The dollar index, measuring it against other major currencies, rose 2 percent last month. Capital flight was seen as a major risk for China at the start of 2017, but a combination of tighter capital controls and a faltering dollar helped the yuan stage a strong turnaround, bolstering confidence in the Chinese economy. Last year, China’s reserves rose for the first time since 2014 and its cross-border capital flows went from net outflows to basically stable.
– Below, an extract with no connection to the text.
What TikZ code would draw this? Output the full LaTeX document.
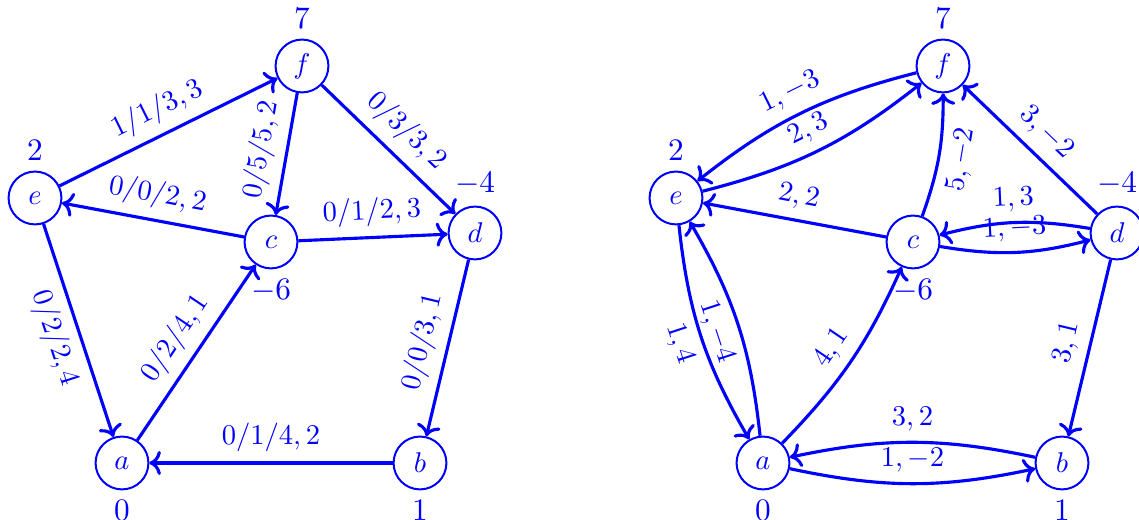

Trade disputes between China and the United States could hurt exporters on both sides and weigh on their economic growth, while adding to volatility in global financial markets. But China’s foreign exchange regulator said in April that any potential impact on its cross-border capital flows stemming from Sino-U.S. trade frictions can be controlled.
COURTING CAPITAL INFLOWS
The yuan lost around 1 percent against the resurgent greenback in April, but it is still up about 2.5 percent so far this year. Indeed, in recent weeks, Chinese authorities have announced a series of moves which suggest they are less worried about capital outflows, including allowing domestic investors to put more money into global financial markets. At the same time, China has moved to give foreign investors more access to its equity, bond and commodity futures markets, which will help support the yuan and offer greater balance to cross-border flows. The value of China’s gold reserves fell to $77.788 billion at the end of April, from $78.419 billion at the end of March.